Your feed can be a beast
Stevie Zhang is a research reporter for First Draft, an organisation that tracks online misinformation. That means almost all their work is focused on social media platforms, which makes it especially hard to turn away from the deluge. “That’s where you go for your information, where you go to do work,” they say. “The personal, the professional, all the research that we do. There’s not that many boundaries.”
Even when your job is to investigate how attention can be manipulated, it can be hard to stop endless information-seeking. Zhang says in the past they were “terminally online”, and would continue to browse online after work hours. But now, once the work day is done, they log off and do not log back on.
Zhang has found benefit in more purposeful engagement: email newsletters that serve content on a specific theme, for example – although it’s hard not to subscribe to too many. They also have a Twitter account that’s just for fun, which provides some delineation between work and pleasure.

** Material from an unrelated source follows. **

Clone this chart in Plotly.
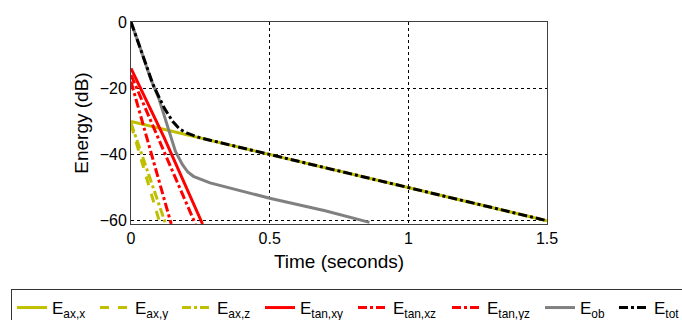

But being more choosy is not the same as being actively uninformed. Some may feel their media habits are a necessary and protective way to move through the world, and others may struggle to find information in the formats and languages they need. Nevertheless, it helps to be intentional about what you take in.
Caulfield advocates “tuning” your feed on social media: muting, unsubscribing from or unfollowing people who seem to be pushing dubious information. He acknowledges people can react badly to this idea – as if unsubscribing from someone who repeatedly posts inflammatory things is akin to censorship. But unless it’s your job or you have some greater purpose for understanding them, that argument doesn’t hold much water.
“When people speak a lot of nonsense or are careless with the truth, you’ve got to stop dealing with them, or they’ll exhaust you,” he says. “You don’t owe people your attention and you’ve got to take action to reclaim it.”
For Sewell, the end of the daily press conferences allowed her to reassess her Covid-19 information consumption. She has closed the live blogs, and instead looks only for what she needs to have informed conversations with family and friends.
She is also an advocate of the “unfollow” button – especially since consuming other people’s opinions on every little thing to do with Covid began to feel like work. “When people started coming out of the woodwork with some questionable thoughts on vaccination, that was when it was a good time to say ‘no thank you’.”